(Washington) Le réchauffement climatique menace la stabilité mondiale, selon un rapport des services de renseignement américain qui prévoient un risque croissant de conflits dus à la raréfaction de l’eau et aux mouvements migratoires après 2030.

« Les tensions géopolitiques vont probablement s’aggraver, car les pays auront des différends sur la façon de réduire les émissions à effet de serre pour respecter les objectifs de l’Accord de Paris », indique jeudi le renseignement américain à quelques semaines de la conférence mondiale sur le climat COP26 prévue à Glasgow début novembre.

Eau et migrations dès 2030

La fonte des glaces dans l’Arctique « amplifie déjà la concurrence stratégique pour l’accès à ses ressources naturelles », note ce rapport qui présente les conclusions de l’ensemble des services américains de renseignement. Ailleurs, avec la hausse des températures et des épisodes météo plus extrêmes, « il y a un risque croissant de conflits au sujet de l’eau et des migrations, notamment après 2030 ».

La plupart des pays « seront confrontés à des choix économiques difficiles et vont probablement compter sur des avancées technologiques pour réduire rapidement leurs émissions, mais plus tard », indiquent les services de renseignement, prévenant que les techniques de géo-ingénierie, qui visent à manipuler et à modifier le climat et l’environnement, risquent d’être une autre source de conflit.
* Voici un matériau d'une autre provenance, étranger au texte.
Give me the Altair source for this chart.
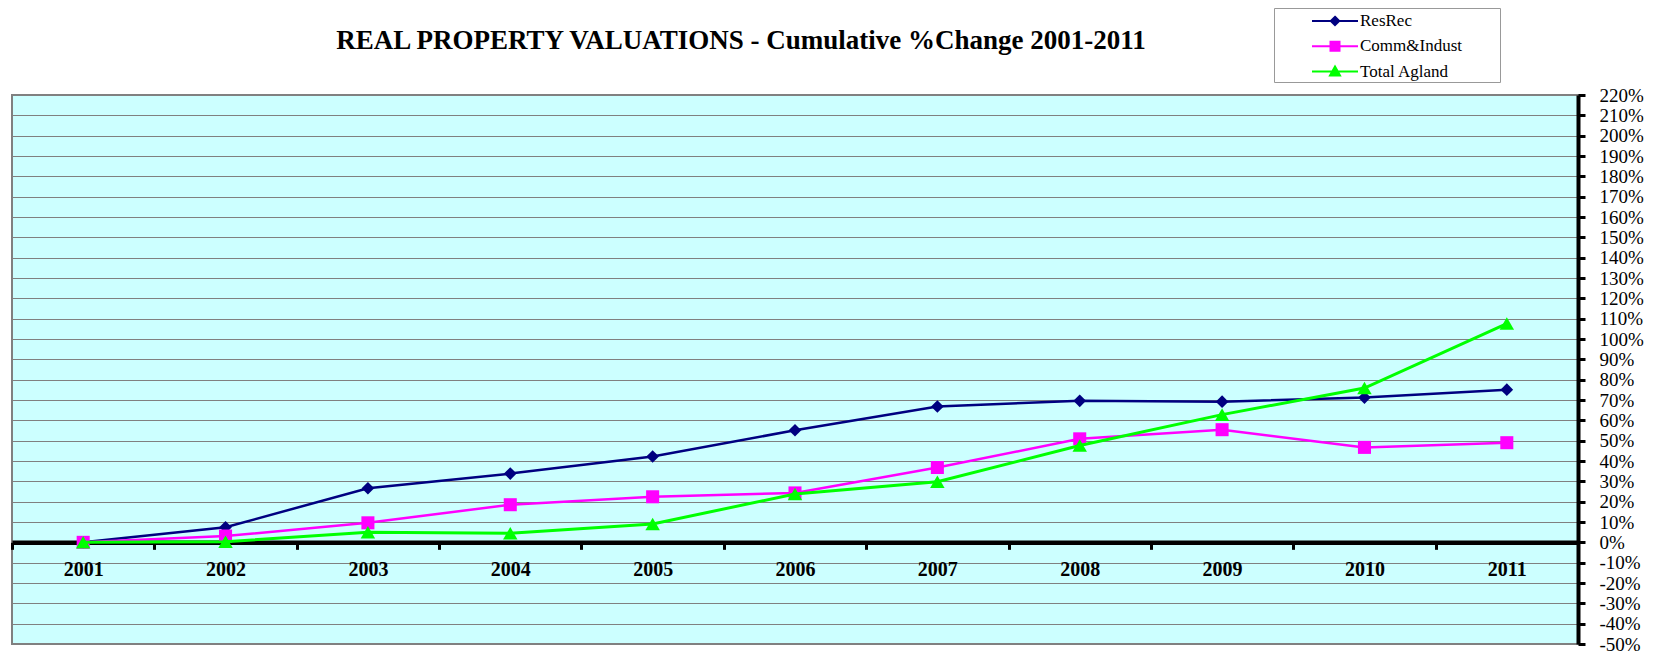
import altair as alt
import pandas as pd

years = ["2001", "2002", "2003", "2004", "2005", "2006", "2007", "2008", "2009", "2010", "2011"]
resrec = [0.0, 7.4, 26.6, 33.8, 42.2, 55.1, 66.8, 69.6, 69.2, 71.2, 75.1]
comm_indust = [0.0, 3.1, 9.6, 18.5, 22.4, 24.3, 36.8, 50.9, 55.4, 46.7, 49.0]
total_agland = [0.0, 0.3, 5.0, 4.5, 9.0, 23.8, 29.8, 47.6, 62.8, 75.9, 107.6]

series_names = ["ResRec", "Comm&Indust", "Total Agland"]
series_values = [resrec, comm_indust, total_agland]
series_colors = ["#000080", "#FF00FF", "#00FF00"]
marker_shapes = ["diamond", "square", "triangle-up"]
marker_sizes = [160, 170, 210]
line_widths = [2.5, 2.5, 3]
# legend glyphs: a short line with the marker on it (the trailing move-to only widens the legend box)
legend_paths = [
    "M-2.3,0L2.3,0M0,-0.42L0.42,0L0,0.42L-0.42,0ZM15.9,0",
    "M-2.3,0L2.3,0M-0.45,-0.45L0.45,-0.45L0.45,0.45L-0.45,0.45ZM15.9,0",
    "M-2.3,0L2.3,0M0,-0.5L0.5,0.4L-0.5,0.4ZM15.9,0",
]
y_ticks = list(range(-50, 230, 10))
title_text = "REAL PROPERTY VALUATIONS - Cumulative %Change 2001-2011"

rows = []
for name, vals in zip(series_names, series_values):
    for yr, v in zip(years, vals):
        rows.append({"year": yr, "value": v, "series": name})
df = pd.DataFrame(rows)

W, H = 1566, 549
y_min, y_max = -50, 220
zero_offset = -(H * (0 - y_min) / (y_max - y_min))

x_enc = alt.X(
    "year:O",
    scale=alt.Scale(type="band", domain=years, paddingInner=0, paddingOuter=0),
    bandPosition=0.5,
    axis=alt.Axis(
        title=None, orient="bottom", offset=zero_offset,
        domainColor="black", domainWidth=4.5,
        tickColor="black", tickWidth=3, tickSize=7, tickBand="extent",
        labelFont="Liberation Serif", labelFontSize=20, labelFontWeight="bold",
        labelColor="black", labelPadding=10, labelAngle=0, labelBaseline="top",
        grid=False,
    ),
)
y_enc = alt.Y(
    "value:Q",
    scale=alt.Scale(domain=[y_min, y_max], nice=False, zero=False),
    axis=alt.Axis(
        title=None, orient="right", values=y_ticks,
        labelExpr="datum.value + '%'",
        domainColor="black", domainWidth=4,
        tickColor="black", tickWidth=3, tickSize=7,
        labelFont="Liberation Serif", labelFontSize=19, labelColor="black",
        labelPadding=14, labelAlign="left", labelOverlap=False,
        grid=True, gridColor="#808080", gridWidth=1,
    ),
)
color_scale = alt.Scale(domain=series_names, range=series_colors)

legend_def = alt.Legend(
    title=None, orient="none", legendX=1262, legendY=-87,
    fillColor="white", strokeColor="#999999", padding=2, rowPadding=5.3,
    symbolSize=400, symbolOffset=48, labelOffset=14, symbolStrokeWidth=2,
    symbolOpacity=1,
    labelFont="Liberation Serif", labelFontSize=17, labelColor="black",
    labelLimit=400,
)

base = alt.Chart(df)
layers = []
for i, (name, col, shp, sz, lw) in enumerate(zip(series_names, series_colors, marker_shapes, marker_sizes, line_widths)):
    sub = base.transform_filter(alt.datum.series == name)
    layers.append(
        sub.mark_line(strokeWidth=lw, opacity=1).encode(
            x=x_enc, y=y_enc,
            color=alt.Color("series:N", scale=color_scale, legend=legend_def if i == 0 else None),
        )
    )
    layers.append(
        sub.mark_point(shape=shp, size=sz, filled=True, opacity=1).encode(
            x=x_enc, y=y_enc,
            color=alt.Color("series:N", scale=color_scale, legend=None),
        )
    )

legend_layer = base.mark_point(filled=True, opacity=0, strokeWidth=2).encode(
    x=x_enc, y=y_enc,
    fill=alt.Fill("series:N", scale=alt.Scale(domain=series_names, range=series_colors), legend=legend_def),
    stroke=alt.Stroke("series:N", scale=alt.Scale(domain=series_names, range=series_colors), legend=legend_def),
    shape=alt.Shape("series:N", scale=alt.Scale(domain=series_names, range=legend_paths), legend=legend_def),
)
layers.append(legend_layer)

chart = alt.layer(*layers).properties(
    width=W, height=H,
    title=alt.TitleParams(
        title_text, font="Liberation Serif", fontSize=27, fontWeight="bold",
        color="black", anchor="middle", frame="group", dx=-54, dy=51,
    ),
    autosize=alt.AutoSizeParams(type="none"),
    padding={"left": 4, "top": 87, "right": 67, "bottom": 11},
).configure(
    font="Liberation Serif",
).configure_view(
    fill="#CCFFFF", stroke="#808080", strokeWidth=2,
)

chart.save("out.html", embed_options={"renderer": "svg", "actions": False})
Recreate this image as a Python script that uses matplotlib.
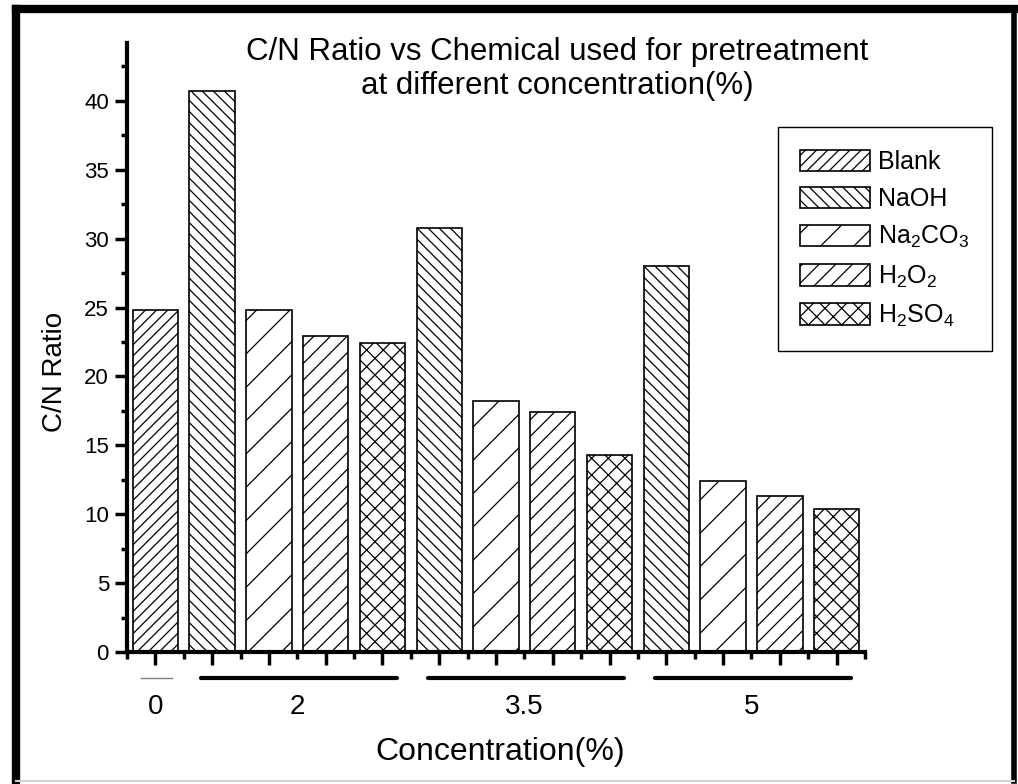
import numpy as np
import matplotlib
matplotlib.use('Agg')
import matplotlib.pyplot as plt
from matplotlib.lines import Line2D
from matplotlib.ticker import MultipleLocator

# data
chemicals = ['Blank', 'NaOH', 'Na$_2$CO$_3$', 'H$_2$O$_2$', 'H$_2$SO$_4$']
hatches = ['///', '\\\\\\', '/', '//', 'xx']
bar_chemical = [0, 1, 2, 3, 4, 1, 2, 3, 4, 1, 2, 3, 4]
cn_ratio = [24.8, 40.7, 24.8, 22.9, 22.4, 30.8, 18.2, 17.4, 14.3, 28.0, 12.4, 11.3, 10.4]
group_labels = ['0', '2', '3.5', '5']
group_sizes = [1, 4, 4, 4]

plt.rcParams['font.family'] = ['Liberation Sans', 'DejaVu Sans']
plt.rcParams['mathtext.fontset'] = 'custom'
plt.rcParams['mathtext.rm'] = 'Liberation Sans'
plt.rcParams['mathtext.it'] = 'Liberation Sans'
plt.rcParams['hatch.linewidth'] = 0.9


def plot_bars(ax):
    x = np.arange(1, len(cn_ratio) + 1)
    seen = set()
    for xi, v, c in zip(x, cn_ratio, bar_chemical):
        label = chemicals[c] if c not in seen else None
        seen.add(c)
        ax.bar(xi, v, width=0.8, facecolor='white', edgecolor='black',
               hatch=hatches[c], linewidth=1.2, label=label)
    ax.set_xlim(0.5, len(cn_ratio) + 0.5)
    ax.set_ylim(0, 44.2)


def style_axes(ax):
    for side in ['top', 'right']:
        ax.spines[side].set_visible(False)
    for side in ['left', 'bottom']:
        ax.spines[side].set_linewidth(3)
    ax.yaxis.set_major_locator(MultipleLocator(5))
    ax.yaxis.set_minor_locator(MultipleLocator(2.5))
    ax.set_xticks(np.arange(1, len(cn_ratio) + 1))
    ax.set_xticks(np.arange(0.5, len(cn_ratio) + 1), minor=True)
    ax.set_xticklabels([])
    ax.tick_params(axis='y', which='major', length=9, width=2.5, labelsize=16, pad=4)
    ax.tick_params(axis='y', which='minor', length=4, width=2.5)
    ax.tick_params(axis='x', which='major', length=9, width=2.5)
    ax.tick_params(axis='x', which='minor', length=5, width=2.5)
    ax.set_ylabel('C/N Ratio', fontsize=20, va='center')
    ax.yaxis.set_label_coords(-0.0976, 0.46)
    ax.set_xlabel('Concentration(%)', fontsize=23, va='center')
    ax.xaxis.set_label_coords(0.505, -0.164)


def group_annotations(ax):
    trans = ax.get_xaxis_transform()
    start = 1
    for lab, n in zip(group_labels, group_sizes):
        end = start + n - 1
        if n == 1:
            ax.plot([start - 0.25, end + 0.3], [-0.043, -0.043], transform=trans,
                    color='gray', lw=1, clip_on=False)
        else:
            ax.plot([start - 0.2, end + 0.25], [-0.043, -0.043], transform=trans,
                    color='black', lw=3, clip_on=False, solid_capstyle='round')
        ax.text((start + end) / 2, -0.09, lab, transform=trans, ha='center', va='center',
                fontsize=20)
        start = end + 1


def draw_border(fig):
    w, h = fig.get_size_inches() * fig.dpi
    fx = lambda px: px / w
    fy = lambda py: 1 - py / h
    fig.add_artist(Line2D([fx(16), fx(1014)], [fy(9), fy(9)], color='black', lw=6))
    fig.add_artist(Line2D([fx(16), fx(16)], [fy(9), fy(784)], color='black', lw=6))
    fig.add_artist(Line2D([fx(1014), fx(1014)], [fy(9), fy(781)], color='black', lw=4))
    fig.add_artist(Line2D([fx(16), fx(1014)], [fy(781), fy(781)], color='lightgray', lw=1.5))


def main():
    fig = plt.figure(figsize=(10.18, 7.84), dpi=100)
    ax = fig.add_axes([0.1248, 0.1684, 0.7249, 0.7768])
    plot_bars(ax)
    style_axes(ax)
    group_annotations(ax)
    fig.text(0.547, 0.912, 'C/N Ratio vs Chemical used for pretreatment\nat different concentration(%)',
             fontsize=22.5, ha='center', va='center', linespacing=1.2, multialignment='center')
    ax.legend(loc='upper left', bbox_to_anchor=(0.764, 0.838), bbox_transform=fig.transFigure,
              fontsize=18, handlelength=2.8, handleheight=0.95, labelspacing=0.52,
              borderpad=0.9, handletextpad=0.3, fancybox=False, frameon=True,
              edgecolor='black', framealpha=1, borderaxespad=0)
    ax.get_legend().get_frame().set_linewidth(1.0)
    draw_border(fig)
    fig.savefig('out.png', dpi=100)


if __name__ == "__main__":
    main()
Un pays pourrait ainsi « tester unilatéralement voire déployer des technologies solaires à grande échelle pour contrer les effets du changement climatique s’il considère que les autres efforts pour limiter le réchauffement à 1,5 degré Celsius ont échoué », expliquent-ils. « Sans un accord international sur ces technologies, nous considérons qu’un tel effort unilatéral se retournerait » contre ce pays.

Problèmes accrus après 2040

Après 2040, les pays les moins avancés seront les moins capables de s’adapter au changement climatique, ce qui va « accroître le risque d’instabilité voire de guerre civile dans ces pays », ajoutent-ils, avant d’identifier 11 pays considérés comme particulièrement à risque : l’Afghanistan, la Birmanie, l’Inde, le Pakistan, la Corée du Nord, le Guatemala, Haïti, le Honduras, le Nicaragua, la Colombie et l’Irak.

Ces pays « sont extrêmement vulnérables aux effets physiques (du changement climatique) et n’ont pas la capacité de s’y adapter » indiquent les services de renseignement, suggérant de les aider à s’adapter pour réduire les risques pour la sécurité des États-Unis.

Dans un rapport séparé sur le même sujet, publié en parallèle, le Pentagone souligne que la région Indo-Pacifique, devenue l’axe prioritaire des États-Unis qui cherchent à y contrer la montée en puissance de la Chine, est particulièrement vulnérable à la montée des eaux.

Les États-Unis ont des bases importantes sur l’île de Guam, dans l’archipel des Îles Marshall et dans les Palaos, note le rapport du ministère de la Défense, soulignant que la Chine pourrait « essayer de profiter de l’impact du changement climatique pour gagner de l’influence » dans la région.

Un troisième rapport, centré sur la stabilité financière, a été publié par le Conseil américain de surveillance de la stabilité financière (FSOC), instance issue de la crise de 2008 et qui réunit les autorités de régulation financière américaines sous la houlette du Trésor.

« Pour la première fois, le FSOC reconnaît le changement climatique comme une menace émergente et croissante pour notre stabilité financière », a salué la secrétaire au Trésor Janet Yellen, lors de la réunion virtuelle jeudi.

« Ce rapport met le changement climatique au premier plan de l’agenda de ses agences membres, et c’est une première étape cruciale dans la lutte contre la menace du changement climatique, ce ne sera en aucun cas la fin de ce travail », a-t-elle ajouté.